QS Comment l’éducation peut-elle inciter à la paix ?
PCR Le grand débat à l’OTAN concerne l’augmentation des investissements militaires. Et si on allouait plutôt ces sommes à l’éducation ? Car si on n’a pas une éducation pour la paix, c’est qu’on a probablement une éducation pour la guerre.
On devrait aborder plus frontalement la justice sociale à l’école. Le primaire et le secondaire sont des années particulièrement formatrices. C’est un bon moment pour apprendre à vivre en communauté et pour aborder des questions controversées. Par exemple : pourquoi la pauvreté existe-t-elle et qu’est-ce qui pourrait changer la donne ?
À la place, en éducation, on mise beaucoup sur l’employabilité, les évaluations, les tests PISA [Programme international pour le suivi des acquis des élèves]… D’ailleurs, nos projets de recherche montrent que la plupart des gens qui se sentent très engagés envers la démocratie le sont grâce à ce qu’ils ont appris à l’extérieur de l’école.
C’est important de cultiver la démocratie au-delà du thème des élections. On apprend aux jeunes qu’il faut voter, mais on doit également leur apprendre à débattre sans s’entre-tuer ! À créer des projets ensemble aussi.

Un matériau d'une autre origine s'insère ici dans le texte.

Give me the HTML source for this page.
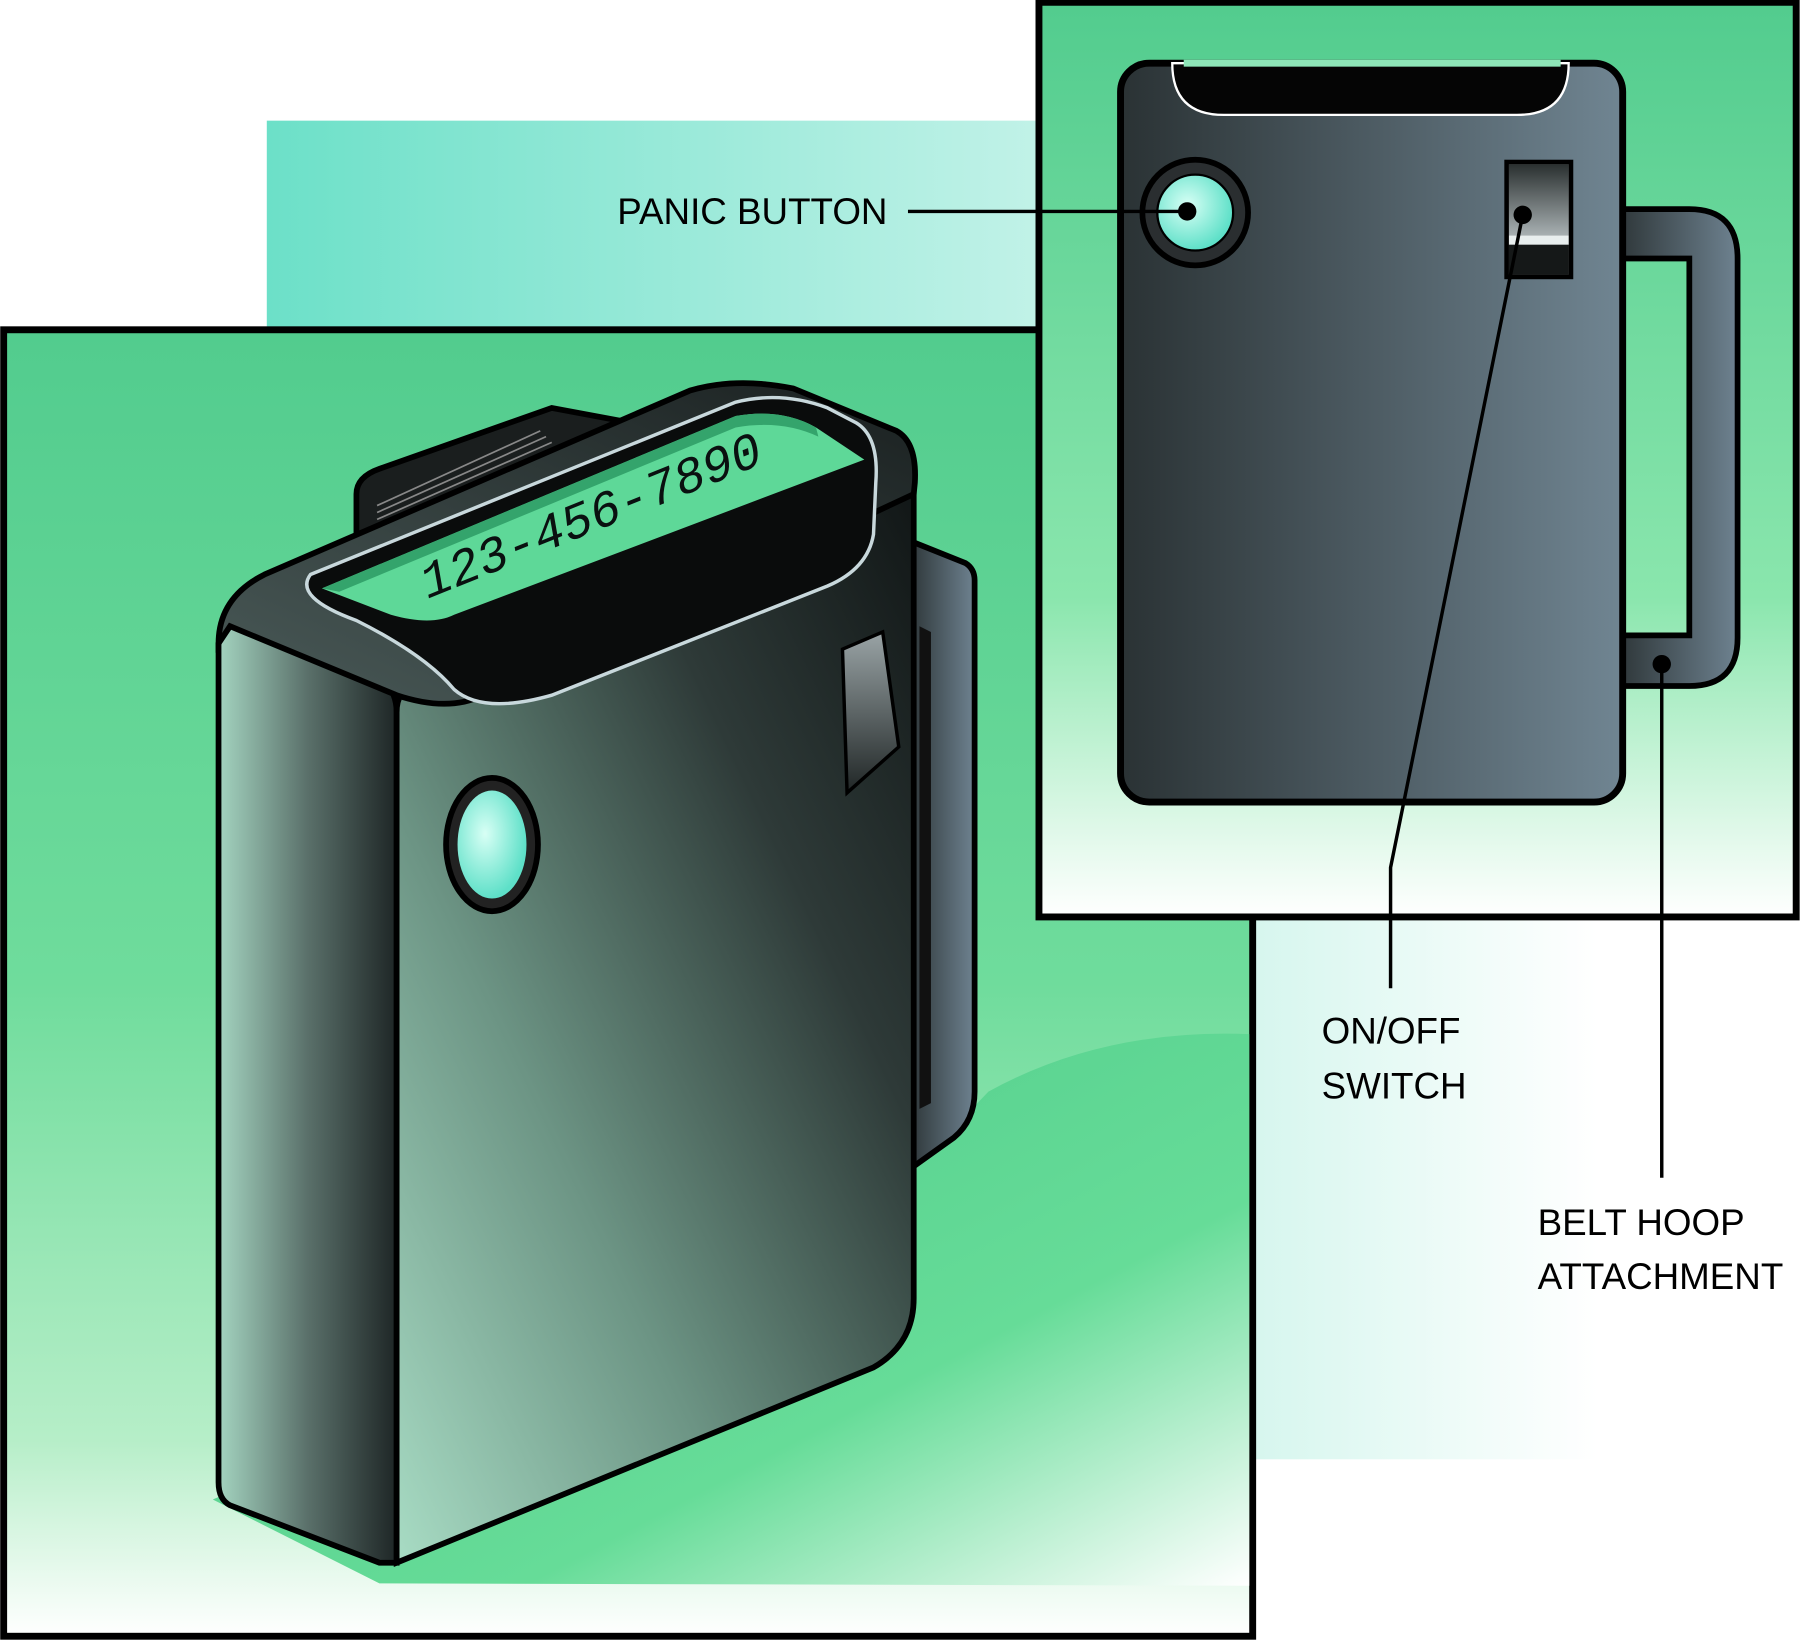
<!DOCTYPE html>
<html><head><meta charset="utf-8"><style>html,body{margin:0;padding:0;background:#fff}svg{display:block}</style></head>
<body>
<svg width="1801" height="1642" viewBox="0 0 1567 1429" xmlns="http://www.w3.org/2000/svg">
<defs>
<linearGradient id="tealBack" x1="0" x2="1" y1="0" y2="0"><stop offset="0" stop-color="#6ce0c8"/><stop offset="1" stop-color="#c2f2e8"/></linearGradient>
<linearGradient id="lightBack" x1="0" x2="1" y1="0" y2="0"><stop offset="0" stop-color="#d6f6ee"/><stop offset="1" stop-color="#ffffff"/></linearGradient>
<linearGradient id="mainBg" x1="0" x2="0" y1="0" y2="1"><stop offset="0" stop-color="#52cc8e"/><stop offset="0.5" stop-color="#6fdc9c"/><stop offset="0.85" stop-color="#b6eec8"/><stop offset="1" stop-color="#ffffff"/></linearGradient>
<linearGradient id="shadowG" x1="0" x2="1" y1="0" y2="1"><stop offset="0" stop-color="#4cc888"/><stop offset="0.65" stop-color="#66dc98"/><stop offset="1" stop-color="#ffffff"/></linearGradient>
<linearGradient id="insetBg" x1="0" x2="0" y1="0" y2="1"><stop offset="0" stop-color="#52cc8e"/><stop offset="0.65" stop-color="#8ae6ad"/><stop offset="1" stop-color="#ffffff"/></linearGradient>
<linearGradient id="backPager" x1="0" x2="1" y1="0" y2="0"><stop offset="0" stop-color="#2a3234"/><stop offset="1" stop-color="#708592"/></linearGradient>
<linearGradient id="front" x1="0" x2="1" y1="1" y2="0"><stop offset="0" stop-color="#a8dcc4"/><stop offset="0.35" stop-color="#6c9484"/><stop offset="0.7" stop-color="#2e3a38"/><stop offset="1" stop-color="#111616"/></linearGradient>
<linearGradient id="side" x1="0" x2="1" y1="0" y2="0"><stop offset="0" stop-color="#a4d4c0"/><stop offset="0.5" stop-color="#5a706a"/><stop offset="1" stop-color="#1e2626"/></linearGradient>
<linearGradient id="topG" x1="0" x2="1" y1="1" y2="0"><stop offset="0" stop-color="#4a5a58"/><stop offset="1" stop-color="#1a2020"/></linearGradient>
<radialGradient id="btn" cx="0.4" cy="0.4" r="0.6"><stop offset="0" stop-color="#d8fff5"/><stop offset="1" stop-color="#5ee0c8"/></radialGradient>
<linearGradient id="clipG" x1="0" x2="1"><stop offset="0" stop-color="#2c3436"/><stop offset="1" stop-color="#6e8290"/></linearGradient>
<linearGradient id="sw" x1="0" x2="0" y1="0" y2="1"><stop offset="0" stop-color="#9aa4a6"/><stop offset="1" stop-color="#202626"/></linearGradient>
<linearGradient id="sw2" x1="0" x2="0" y1="0" y2="1"><stop offset="0" stop-color="#2a3030"/><stop offset="1" stop-color="#a8b0b2"/></linearGradient>
</defs>

<rect x="232" y="105" width="680" height="180" fill="url(#tealBack)"/>
<rect x="1090" y="795" width="300" height="475" fill="url(#lightBack)"/>

<rect x="3" y="287" width="1087" height="1137" fill="url(#mainBg)" stroke="#000" stroke-width="6"/>
<path d="M185,1305 L760,1055 L860,950 Q960,895 1087,900 L1087,1380 L330,1378 Z" fill="url(#shadowG)"/>

<path d="M790,470 L840,490 Q848,495 848,505 L848,950 Q848,975 830,990 L795,1015 Z" fill="url(#clipG)" stroke="#000" stroke-width="5"/>
<path d="M800,545 L810,550 L810,960 L800,965 Z" fill="#111"/>

<path d="M310,430 Q310,415 330,408 L480,355 L560,370 L560,420 L310,470 Z" fill="#1a1e1e" stroke="#000" stroke-width="5"/>
<g stroke="#888" stroke-width="1.5">
<line x1="328" y1="440" x2="470" y2="375"/><line x1="328" y1="446" x2="475" y2="380"/><line x1="328" y1="452" x2="480" y2="385"/><line x1="328" y1="458" x2="485" y2="390"/><line x1="328" y1="464" x2="490" y2="395"/>
</g>

<path d="M195,540 L330,590 Q345,600 345,620 L345,1360 L330,1360 L200,1310 Q190,1305 190,1290 L190,560 Z" fill="url(#side)" stroke="#000" stroke-width="5"/>
<path d="M345,620 Q345,600 360,600 L400,605 L795,420 L795,1130 Q795,1170 760,1190 L345,1360 Z" fill="url(#front)" stroke="#000" stroke-width="5"/>
<path d="M190,560 Q190,520 230,500 L600,340 Q640,328 690,338 L780,375 Q798,385 796,420 L795,430 L420,605 Q390,620 345,605 L200,545 Z" fill="url(#topG)" stroke="#000" stroke-width="5"/>
<path d="M270,500 L640,350 Q680,340 720,355 L745,368 Q765,380 762,420 L760,465 Q755,495 720,510 L480,605 Q420,622 395,600 Q370,570 310,540 Q255,520 270,500 Z" fill="#0a0c0c" stroke="#c8d8dc" stroke-width="3"/>
<path d="M280,512 L640,362 Q680,355 710,372 L752,400 L395,535 Q375,545 340,535 Z" fill="#5ed898"/>
<path d="M280,512 L640,362 Q680,355 710,372 L712,380 Q680,365 640,372 L295,515 Z" fill="#34a46c"/>
<text x="0" y="0" transform="translate(370,522) rotate(-22) skewX(-12)" font-family="Liberation Mono, monospace" font-size="44" fill="#0a1010" letter-spacing="0">123-456-7890</text>

<ellipse cx="428" cy="735" rx="40" ry="58" fill="#222" stroke="#000" stroke-width="5"/>
<ellipse cx="428" cy="735" rx="30" ry="47" fill="url(#btn)"/>
<path d="M733,565 L768,550 L782,650 L737,690 Z" fill="url(#sw)" stroke="#000" stroke-width="3"/>

<rect x="904" y="2" width="659" height="796" fill="url(#insetBg)" stroke="#000" stroke-width="6"/>
<path d="M1405,182 L1470,182 Q1512,182 1512,225 L1512,555 Q1512,597 1470,597 L1405,597 L1405,553 L1470,553 L1470,225 L1405,225 Z" fill="url(#clipG)" stroke="#000" stroke-width="5"/>
<rect x="975" y="55" width="437" height="643" rx="25" fill="url(#backPager)" stroke="#000" stroke-width="6"/>
<path d="M1020,55 Q1020,100 1065,100 L1320,100 Q1365,100 1365,55 Z" fill="#050505" stroke="#fff" stroke-width="2"/>
<rect x="1030" y="52" width="328" height="6" fill="#8ee6b8"/>
<circle cx="1040" cy="185" r="46" fill="#2a2e30" stroke="#000" stroke-width="5"/>
<circle cx="1040" cy="185" r="33" fill="url(#btn)" stroke="#000" stroke-width="2"/>
<rect x="1311" y="141" width="56" height="100" fill="#777" stroke="#000" stroke-width="4"/>
<rect x="1313" y="143" width="52" height="62" fill="url(#sw2)"/>
<rect x="1313" y="205" width="52" height="8" fill="#e8eeee"/>
<rect x="1313" y="213" width="52" height="26" fill="#151818"/>

<g stroke="#000" stroke-width="3" fill="none">
<line x1="790" y1="184" x2="1033" y2="184"/>
<polyline points="1325,187 1210,755 1210,860"/>
<line x1="1446" y1="578" x2="1446" y2="1025"/>
</g>
<circle cx="1033" cy="184" r="8" fill="#000"/>
<circle cx="1325" cy="187" r="8" fill="#000"/>
<circle cx="1446" cy="578" r="8" fill="#000"/>

<g font-family="Liberation Sans, sans-serif" font-size="32" fill="#000">
<text x="537" y="195">PANIC BUTTON</text>
<text x="1150" y="908">ON/OFF</text>
<text x="1150" y="956">SWITCH</text>
<text x="1338" y="1075">BELT HOOP</text>
<text x="1338" y="1122">ATTACHMENT</text>
</g>
</svg>
</body></html>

QS Vous vous intéressez plus particulièrement à l’éducation transformatoire. De quoi s’agit-il ?
PCR Notre Chaire est inspirée des travaux de Paulo Freire [1921-1997], philosophe et éducateur brésilien. Il misait sur la conscientisation et l’émancipation. Selon lui, il ne fallait pas donner une « éducation bancaire », c’est-à-dire enseigner des choses inutiles que l’on doit régurgiter ensuite. Il voulait que les gens puissent s’inspirer de leur propre situation, de manière critique, pour comprendre les relations sociales, l’oppression et les inégalités, et changer les choses.
QS Qu’est-ce qui vous donne de l’espoir ?
PCR J’espère qu’on pourra collectivement revoir la notion de démocratie pour en créer une vraie. Les élections sont devenues, d’une certaine manière, une simple question de savoir qui va gagner, comment, qui a le plus de fonds, qui insulte l’autre…
J’ai foi dans la créativité de l’être humain, dans sa capacité à rassembler et à intégrer des voix qui ne sont pas nécessairement bien entendues.